実は、「環境補足協定」が発効する1年前、「日米共同報道発表」があった。安倍首相が「実質合意を達成」したと国会で答弁し、大々的に打ち上げた「発表」だ。そこには「環境基準、立入り、財政措置、情報共有」の4項目が明記されていた。ところが1年後、岸田外相(現首相)が署名して発効した「日米地位協定の環境補足協定」からは「財政措置」が消えていた。

「日米共同報道発表」には、「財政措置」の内容として「日本政府は,環境に配慮した施設を米軍に提供するとともに,環境に配慮した種々の事業及び活動の費用を支払うために資金を提供する。」と明記されていたのだ。

こうまでして、米軍を日本国内においておきたいとは、なんという「従属」ぶりだろう。さすがに、正式発効文書「環境補足協定」からは消去せざるを得なかったにしても、なんらかの形で「生きている」可能性がある。

「環境補足協定」が今回の税金投入とどのようなかかわりがあるのか、沖縄県の立ち入り調査が認められない点についても、岸田首相は説明する責任がある。

在日米軍の有機フッ素化合物による汚染は沖縄に限らない。2019年には東京都の調査で、米軍横田基地周辺の井戸から高濃度の有機フッ素化合物が検出された。

環境省の2020年度の調査では、「泡消火剤を保有する米軍関係施設」など「143地点のうち、12都府県の21地点において水環境の暫定的な目標値(PFOS及びPFOAの合算値で50ng/L)の超過が確認された」と指摘している。
米軍横須賀基地を抱える神奈川県はホームページで有機フッ素化合物による汚染について注意を喚起している。環境省の調査で「綾瀬市内の地下水1地点」が基準値を超えて汚染されいることも明らかにした。綾瀬市には米軍厚木基地がある。

米軍基地のあるところ、この問題は全国に広がっている。専門家の調査はあまり知られていないが、米軍基地のある日本のあちこちで調査が行われている。命と健康を脅かす有機フッ素化合物の汚染問題は、他人事ではない。

次第に、世界の規制は厳しくなってきている。

アメリカでは2018年、環境保護庁(EPA)長官が、「国家的危機」と発言した。そして今、米軍への追及が始まっている。連邦議会では上院議員が「国防長官に汚染浄化の責任を義務化する法案を提出」。上院議員は「米軍が長期にわたり泡消火剤を使用してきた結果、基地周辺で汚染が広がり、住民の健康を危険にさらしている」と米軍を告発している(沖縄タイムス10月14日付)。

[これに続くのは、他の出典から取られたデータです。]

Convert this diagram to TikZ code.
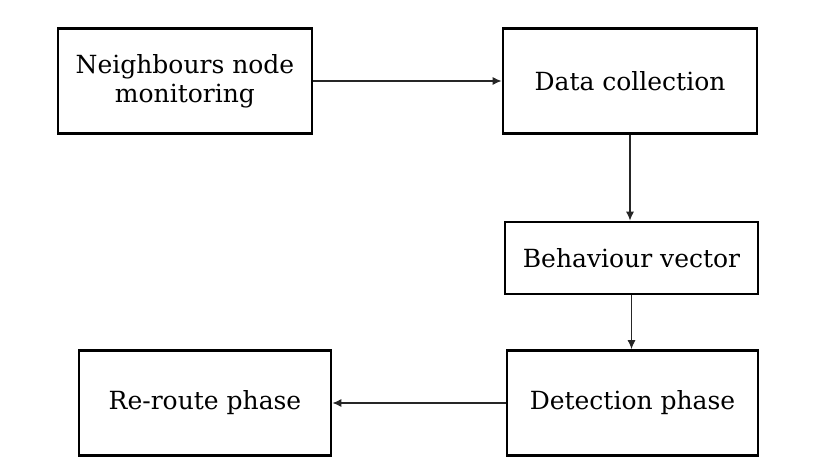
\documentclass[tikz,border=0pt]{standalone}
\usepackage{fontspec}
\setmainfont{DejaVu Serif}
\usetikzlibrary{arrows.meta}
\begin{document}
\begin{tikzpicture}[x=1pt,y=-1pt,
  box/.style={draw=black, line width=2.8pt, fill=white, rectangle, inner sep=0pt,
    align=center, text=black, font=\fontsize{25}{29}\selectfont},
  arr/.style={draw=black!85, line width=1.1pt, -{Latex[length=9pt,width=8pt]}}]
\fill[white] (0,0) rectangle (825,468);
\useasboundingbox (0,0) rectangle (825,468);
\node[box, minimum width=254pt, minimum height=105pt] (A) at (185,81) {Neighbours node\\monitoring};
\node[box, minimum width=254pt, minimum height=105pt] (B) at (630,81) {Data collection};
\node[box, minimum width=253pt, minimum height=72pt] (C) at (631.5,258) {Behaviour vector};
\node[box, minimum width=252pt, minimum height=105pt] (D) at (205,403) {Re-route phase};
\node[box, minimum width=251pt, minimum height=105pt] (E) at (632.5,403) {Detection phase};
\draw[arr] (A.east) -- (B.west);
\draw[arr] (B.south) -- (B.south |- C.north);
\draw[arr] (C.south) -- (C.south |- E.north);
\draw[arr] (E.west) -- (D.east);
\end{tikzpicture}
\end{document}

アメリカでできないことを米軍は、日本ではやりたい放題なのだ。常日頃、「国民の生命と財産を守る」という政府・自民党だが、米軍の無軌道ぶりに手も足も出ない。これが、日米安保体制の実態だ。

国民の命や健康を犠牲にするものが安全保障政策なのか。正面から向き合って考えたい。米軍は横暴に振る舞い、事実を隠蔽し、日本政府は米軍の責任を追求できない。

日本の主権が問われている。日米安保体制が問われている。